Моя сестра тайком от старших девочек приносила и складывала в карманы наших фуфаек печенье, калачи, конфеты и говорила: «Папа с мамой отправили тебе из чума». Я верила, и всё спрашивала её: «А когда папа заберет меня? Я хочу к маме, в свой чум! Не хочу здесь мерзнуть. Может быть, мы с тобой отправимся пешком по дороге, где ездят все оленеводы, кто-нибудь подберет нас и увезет к родителям? Давай наберем в дорогу хлеба и завтра же пойдем. Я хочу в свой чум, к маме и папе, в тундру! Хочу видеть своих оленей!»
Потом я начинала плакать, а сестра старалась успокоить меня, сама тайком вытирала слезы. Не передать словами страшную тоску ребенка по своим родителям, которых отныне он будет видеть только десять дней в зимние каникулы и три месяца летом в течение десяти или одиннадцати долгих лет учебы в школе-интернате.
Мне кажется, что и сейчас каждый ненецкий ребенок в школе-интернате мечтает только об одном: любым путем попасть к родителям в тундру. И никакие красивые одежды, телевизоры, магнитофоны, ковры на стенах и на полу, компьютеры и светлые комнаты не заменят родного чума, ласки родителей, быстрой езды на оленьей упряжке, свежего оленьего мяса, охоты или рыбалки на просторах бескрайней тундры, где вольно пасутся многочисленные стада оленей. Ведь олени дают любому ненцу жилище, одежду, пищу, транспорт, чувство гордости, любви и свободы...
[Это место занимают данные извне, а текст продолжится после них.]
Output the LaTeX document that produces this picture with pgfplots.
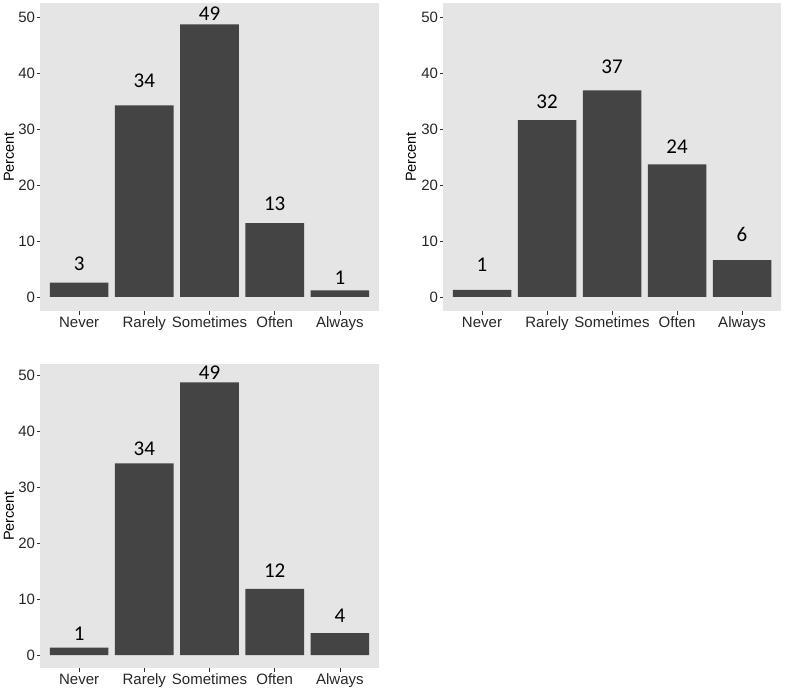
\documentclass[border=0pt]{standalone}
\usepackage{pgfplots}
\pgfplotsset{compat=1.18}
\usepackage{fontspec}
\setmainfont{Liberation Sans}
\newfontfamily\labfont{Carlito}
\definecolor{bgc}{HTML}{E5E5E5}
\definecolor{barc}{HTML}{444444}
\definecolor{tkc}{HTML}{333333}

\pgfplotsset{panel/.style={
  scale only axis, width=339pt, height=308pt,
  xmin=0.4, xmax=5.6, ymin=-2.5, ymax=52.5,
  axis background/.style={fill=bgc},
  axis line style={draw=none},
  xtick={1,2,3,4,5}, xticklabels={Never,Rarely,Sometimes,Often,Always},
  ytick={0,10,20,30,40,50},
  tick align=outside, major tick length=3.5pt, tick style={color=tkc, line width=0.6pt},
  xtick pos=left, ytick pos=left,
  ticklabel style={font=\fontsize{15}{18}\selectfont, text=black!85},
  yticklabel style={xshift=2pt},
  xticklabel style={yshift=1pt},
  /pgf/number format/assume math mode=true,
  ylabel={Percent}, ylabel style={font=\fontsize{14.5}{17}\selectfont, text=black, at={(axis description cs:-0.0915,0.5)}, anchor=center},
  clip=false,
}, barst/.style={ybar, bar width=0.9, bar shift=0pt, fill=barc, draw=none},
labst/.style={draw=none, mark=none, nodes near coords, point meta=explicit symbolic,
  nodes near coords align={center},
  nodes near coords style={font=\labfont\fontsize{21}{24}\selectfont, anchor=center, inner sep=0pt, text=black}}
}

\begin{document}
\begin{tikzpicture}
\path[use as bounding box] (0,0) rectangle (787pt,689pt);

% Panel 1 (top left)
\begin{axis}[panel, at={(40pt,378pt)}, anchor=south west]
\addplot[barst] coordinates {(1,2.55) (2,34.2) (3,48.7) (4,13.2) (5,1.2)};
\addplot[labst] table[meta=l] {
x y l
1 5.95 3
2 38.6 34
3 50.6 49
4 16.7 13
5 3.4 1
};
\end{axis}

% Panel 2 (top right)
\begin{axis}[panel, width=338pt, at={(443pt,378pt)}, anchor=south west,
  ylabel style={at={(axis description cs:-0.0947,0.5)}}]
\addplot[barst] coordinates {(1,1.25) (2,31.6) (3,36.9) (4,23.7) (5,6.6)};
\addplot[labst] table[meta=l] {
x y l
1 5.8 1
2 34.8 32
3 41.1 37
4 26.8 24
5 11.2 6
};
\end{axis}

% Panel 3 (bottom left)
\begin{axis}[panel, height=304pt, ymin=-2.32, ymax=51.96, at={(40pt,21pt)}, anchor=south west]
\addplot[barst] coordinates {(1,1.3) (2,34.2) (3,48.7) (4,11.8) (5,3.9)};
\addplot[labst] table[meta=l] {
x y l
1 3.85 1
2 36.9 34
3 50.4 49
4 15.1 12
5 6.96 4
};
\end{axis}
\end{tikzpicture}
\end{document}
Так как мы с Машей в интернате оказались самыми маленьки¬ми, то нас почти никто не обижал. Только изредка какая-нибудь девочка старалась отобрать сладости, которые изредка привозили родители. Дело в том, что многие дети были из бедных семей, и им никто ничего не привозил. Наши родители приезжали, покупали нам компоты, печенье, сушки, сгущёнку и обязательно оставляли варёное, мёрзлое мясо, приготовленное мамой. Правда, то, что давали наши родители, сразу же отбирали старшеклассники, особен¬но жестокими были девочки из колхоза имени Кирова.
В те годы жители тундры, рыбоугодий делились на колхозы. Мы, оленные люди, назывались колхозом имени Ленина, ямбургские ненцы-рыбаки – колхозом имени Кирова, остальные – колхозом имени Ворошилова. Такое же деление было и в интернате. Сначала мы, нулевики (ученики нулевого класса), не понимали этого, так как не знали русского языка.
Но позже, как и другие ребятишки, мы четко усвоили, кто «ленинец», а кто «кировец» и «ворошиловец». «Кировцы», рыбаки, были очень бедными, а их дети – жестокими, к тому же почти все были переростками. Они издевались над «ленинцами», которые считались богатыми. «Ворошиловцы» были разными, как всякие дети.